1 – Transfer charges
The so-called ‘Transfer Charge’ is the amount that builders demand from buyers when they are selling their homes. There is no fixed amount and transfer charges can range anywhere from Rs 100 per sq. feet to Rs 1,000 per sq. feet and even higher. Developers use transfer charges to ensure that home buyers don’t sell below the price of the developer’s existing stock in a project. At other times, they use this to take a cut of the profits that price appreciation in an area would have netted the home buyer. Either way, experts say these transfer charges are illegal.
2 – Lock-in periods
Under this restriction, home buyers are prevented from selling their flat for a fixed term from the date of purchase. While buyers have the right to dispose of their property as and when they wish, this clause isn’t exactly illegal and some of the biggest builders in the country insisting on including it in their sales agreement. The idea is to prevent investors from buying units in a project and selling it even before the developer’s own inventory has been sold out. Lock-in periods can range anywhere between 2 to 5 years.

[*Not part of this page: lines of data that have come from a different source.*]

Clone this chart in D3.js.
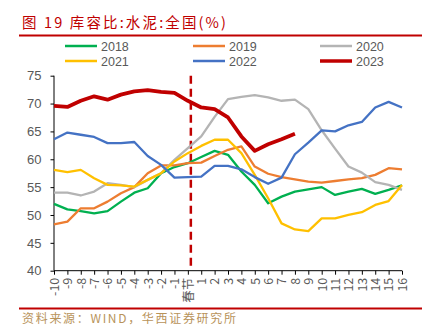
<!DOCTYPE html>
<html><head><meta charset="utf-8">
<script src="https://cdn.jsdelivr.net/npm/d3@7"></script>
<style>body{margin:0;background:#fff}svg{display:block}</style>
</head><body><svg id="c" width="427" height="326"></svg>
<script>
const categories = ["-10","-9","-8","-7","-6","-5","-4","-3","-2","-1","春节","1","2","3","4","5","6","7","8","9","10","11","12","13","14","15","16"];
const s2018 = [52.0,51.0,50.7,50.3,50.7,52.4,54.0,54.8,57.5,58.6,59.3,60.4,61.5,60.8,57.8,55.4,52.1,53.3,54.2,54.6,55.0,53.6,54.2,54.7,53.8,54.5,55.3];
const s2019 = [48.3,48.8,51.2,51.2,52.4,53.9,55.0,57.5,58.9,58.9,59.3,59.4,60.6,61.7,62.3,58.7,57.4,56.8,56.4,56.0,55.8,56.1,56.4,56.6,57.2,58.4,58.2];
const s2020 = [54.0,54.0,53.5,54.2,55.7,55.4,55.0,56.3,57.5,59.9,62.0,64.1,67.6,70.8,71.2,71.5,71.1,70.5,70.7,69.0,65.2,61.9,58.7,57.6,55.9,55.4,54.5];
const s2021 = [58.1,57.7,58.1,56.6,55.4,55.3,55.1,56.3,57.5,59.6,61.1,62.4,63.5,63.5,61.1,57.2,53.0,48.5,47.4,47.1,49.4,49.4,50.0,50.5,51.8,52.5,55.4];
const s2022 = [63.6,64.8,64.4,64.0,62.9,62.9,63.1,60.6,59.0,56.7,56.8,56.9,58.8,58.8,58.2,56.8,55.6,56.7,60.9,63.0,65.2,65.0,66.1,66.7,69.3,70.3,69.3];
const s2023 = [69.6,69.4,70.5,71.3,70.7,71.6,72.2,72.4,72.1,71.9,70.5,69.3,69.0,67.5,64.1,61.5,62.7,63.6,64.6];
const seriesNames = ["2018","2019","2020","2021","2022","2023"];
const yTicks = [40,45,50,55,60,65,70,75];
const springIndex = 10;

const colors = {"2018":"#00b050","2019":"#ed7d31","2020":"#b4b4b4","2021":"#ffc000","2022":"#4472c4","2023":"#c00000"};
const seriesData = {"2018":s2018,"2019":s2019,"2020":s2020,"2021":s2021,"2022":s2022,"2023":s2023};

const svg = d3.select("#c");
const font = "'Noto Sans CJK SC', 'Noto Sans', sans-serif";
const x0 = 54, x1 = 402, yTop = 75.7, yBot = 270.7;
const x = d3.scalePoint().domain(categories).range([x0, x1]);
const y = d3.scaleLinear().domain([40,75]).range([yBot, yTop]);

// title
svg.append("text").attr("x", 22).attr("y", 28).attr("fill", "#c00000")
  .attr("font-family", font).attr("font-size", 14.5)
  .attr("textLength", 204).attr("lengthAdjust", "spacing")
  .text("图 19  库容比:水泥:全国(%)");
svg.append("line").attr("x1",19).attr("x2",422).attr("y1",35.5).attr("y2",35.5).attr("stroke","#c00000").attr("stroke-width",2);
svg.append("line").attr("x1",19).attr("x2",422).attr("y1",308.5).attr("y2",308.5).attr("stroke","#c00000").attr("stroke-width",2);
svg.append("text").attr("x", 22).attr("y", 323).attr("fill", "#b8935a")
  .attr("font-family", font).attr("font-size", 12)
  .attr("textLength", 214).attr("lengthAdjust", "spacing")
  .text("资料来源：WIND，华西证券研究所");

// legend
const legPos = [[65,46],[193,46],[320,46],[65,61],[193,61],[320,61]];
seriesNames.forEach((n,i)=>{
  const [lx,ly] = legPos[i];
  svg.append("line").attr("x1",lx).attr("x2",lx+32).attr("y1",ly).attr("y2",ly)
    .attr("stroke",colors[n]).attr("stroke-width", n==="2023"?3.5:2.5);
  svg.append("text").attr("x",lx+36).attr("y",ly+4.5).attr("fill","#595959")
    .attr("font-family","'Liberation Sans', Arial, sans-serif").attr("font-size",12.5).text(n);
});

// y axis
const ya = svg.append("g").attr("transform",`translate(${x0},0)`)
  .call(d3.axisLeft(y).tickValues(yTicks).tickSize(3.5).tickPadding(9));
ya.select(".domain").attr("stroke","#000").attr("d",`M0,${yTop}V${yBot}`);
ya.selectAll(".tick line").attr("stroke","#000");
ya.selectAll("text").attr("fill","#595959").attr("font-size",13).attr("font-family","'Liberation Sans', Arial, sans-serif");

// x axis
const xa = svg.append("g").attr("transform",`translate(0,${yBot})`)
  .call(d3.axisBottom(x).tickSize(4).tickPadding(4));
xa.select(".domain").attr("stroke","#000").attr("d",`M${x0},0H${x1}`);
xa.selectAll(".tick line").attr("stroke","#000");
xa.selectAll("text").attr("fill","#595959").attr("font-size",12.5)
  .attr("font-family",font)
  .attr("transform","rotate(-90)").attr("text-anchor","end")
  .attr("x",-7).attr("y",0).attr("dy","0.35em");

// spring festival dashed line
const xs = x(categories[springIndex]) + 3;
svg.append("line").attr("x1",xs).attr("x2",xs).attr("y1",yTop).attr("y2",yBot)
  .attr("stroke","#c00000").attr("stroke-width",2.5).attr("stroke-dasharray","8,5");

// lines
const line = d3.line().x((d,i)=>x(categories[i])).y(d=>y(d));
seriesNames.forEach(n=>{
  svg.append("path").datum(seriesData[n]).attr("d",line).attr("fill","none")
    .attr("stroke",colors[n]).attr("stroke-width", n==="2023"?3.8:2.3)
    .attr("stroke-linejoin","round");
});
</script></body></html>
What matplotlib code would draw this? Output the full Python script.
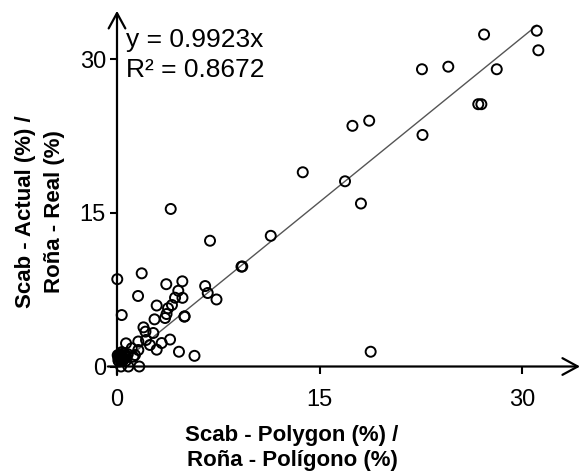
import matplotlib
matplotlib.use('Agg')
import matplotlib.pyplot as plt

# scab severity, polygon estimate vs actual (%)
polygon_pct = [27.19, 31.09, 31.21, 22.59, 24.54, 28.13, 26.76, 26.99, 18.68, 17.44,
               22.63, 13.76, 16.89, 18.07, 11.39, 18.79, 3.98, 6.89, 9.22, 9.28,
               0.02, 1.83, 3.65, 4.84, 6.53, 1.56, 4.54, 4.30, 4.85, 6.72,
               7.37, 4.07, 2.94, 0.35, 3.67, 3.78, 2.78, 3.56, 4.99, 5.01,
               1.96, 2.11, 2.69, 1.58, 2.15, 0.67, 2.44, 3.31, 3.93, 2.94,
               4.59, 5.74, 1.65, 0.84, 0.30, 1.21, 1.09, 1.33, 1.58,
               0.10, 0.20, 0.30, 0.40, 0.50, 0.15, 0.35, 0.60, 0.25, 0.45,
               0.05, 0.55, 0.20, 0.70, 0.30, 0.10, 0.80, 0.65]
actual_pct = [32.39, 32.76, 30.85, 29.00, 29.25, 29.00, 25.59, 25.59, 23.98, 23.48,
              22.59, 18.95, 18.07, 15.90, 12.75, 1.44, 15.37, 12.27, 9.74, 9.76,
              8.52, 9.09, 8.03, 8.31, 7.85, 6.88, 7.39, 6.71, 6.70, 7.17,
              6.54, 6.00, 5.95, 5.02, 5.12, 5.68, 4.60, 4.73, 4.86, 4.90,
              3.82, 3.40, 3.27, 2.44, 2.59, 2.26, 2.10, 2.29, 2.63, 1.64,
              1.44, 1.04, 0.00, 0.00, 0.00, 0.96, 1.78, 1.12, 1.61,
              0.90, 1.20, 0.70, 1.00, 0.80, 0.50, 1.40, 1.10, 0.95, 0.60,
              1.10, 1.30, 0.75, 0.90, 1.15, 0.60, 1.20, 0.55]

ticks = [0, 15, 30]
trend_slope = 1.07
trend_end = 31.1
eq_text = 'y = 0.9923x'
r2_text = 'R² = 0.8672'

plt.rcParams['font.family'] = ['Liberation Sans', 'DejaVu Sans']

W, H = 581, 476
fig = plt.figure(figsize=(W / 100, H / 100), dpi=100)
ax = fig.add_axes([0, 0, 1, 1])
ax.patch.set_alpha(0)

# pixel layout: origin at (117, 366.5), 13.5 px per unit in x, 10.25 in y
ox, oy, sx, sy = 117, 366.5, 13.5, 10.25
ax.set_xlim(-ox / sx, (W - ox) / sx)
ax.set_ylim(-(H - oy) / sy, oy / sy)

for s in ax.spines.values():
    s.set_visible(False)
ax.spines['bottom'].set_position(('data', 0))
ax.spines['left'].set_position(('data', 0))

ax.set_xticks(ticks)
ax.set_yticks(ticks)
ax.tick_params(axis='x', direction='out', length=5, width=1.5, labelsize=17, pad=11)
ax.tick_params(axis='y', direction='out', length=5, width=1.5, labelsize=17, pad=3)

arrow = dict(arrowstyle='->,head_length=1.1,head_width=0.6', lw=1.6, color='black',
             shrinkA=0, shrinkB=0)
ax.annotate('', xy=(34.3, 0), xytext=(-0.67, 0), arrowprops=arrow, annotation_clip=False)
ax.annotate('', xy=(0, 34.7), xytext=(0, -0.83), arrowprops=arrow, annotation_clip=False)

ax.plot([0, trend_end], [0, trend_slope * trend_end], color='#555555', lw=1.0, zorder=2)
ax.scatter(polygon_pct, actual_pct, s=52, facecolors='none', edgecolors='black',
           linewidths=1.4, zorder=3)

fig.text(126 / W, 1 - 46.7 / H, eq_text, fontsize=19, va='baseline')
fig.text(126 / W, 1 - 77.3 / H, r2_text, fontsize=19, va='baseline')

fig.text(292 / W, 1 - 448 / H, 'Scab - Polygon (%) /\nRoña - Polígono (%)',
         fontsize=16, fontweight='bold', ha='center', va='center', linespacing=1.3)
fig.text(40 / W, 1 - 212 / H, 'Scab - Actual (%) /\nRoña - Real (%)',
         fontsize=16, fontweight='bold', ha='center', va='center', rotation=90,
         linespacing=1.45)

fig.savefig('out.png', dpi=100)
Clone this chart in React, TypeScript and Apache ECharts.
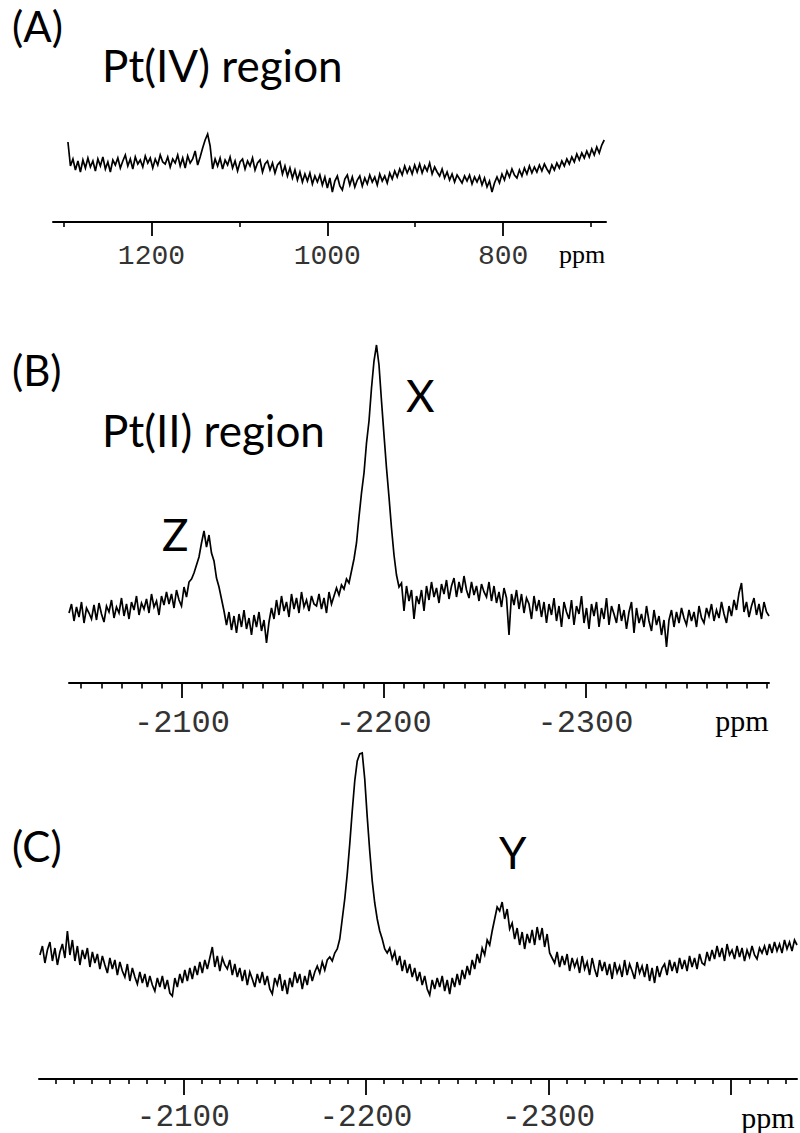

3 – Refusals to grant NOCs
As a homebuyer, you have the right to refuse to pay a transfer fee or be bound by a lock-in period. But if you do that, developers can create other problems by refusing to grant a No-Objection Certificate (NOC) for the sale of the house. This is essential for the future purchaser as most banks insist on NOCs before granting loans.
The only way out of this mess is to ensure that the sales agreement doesn’t contain these clauses when you are buying a flat. If the developer insists on it, walk away. In the current market, there are enough opportunities for you to choose from, without having to split your profits with the developer.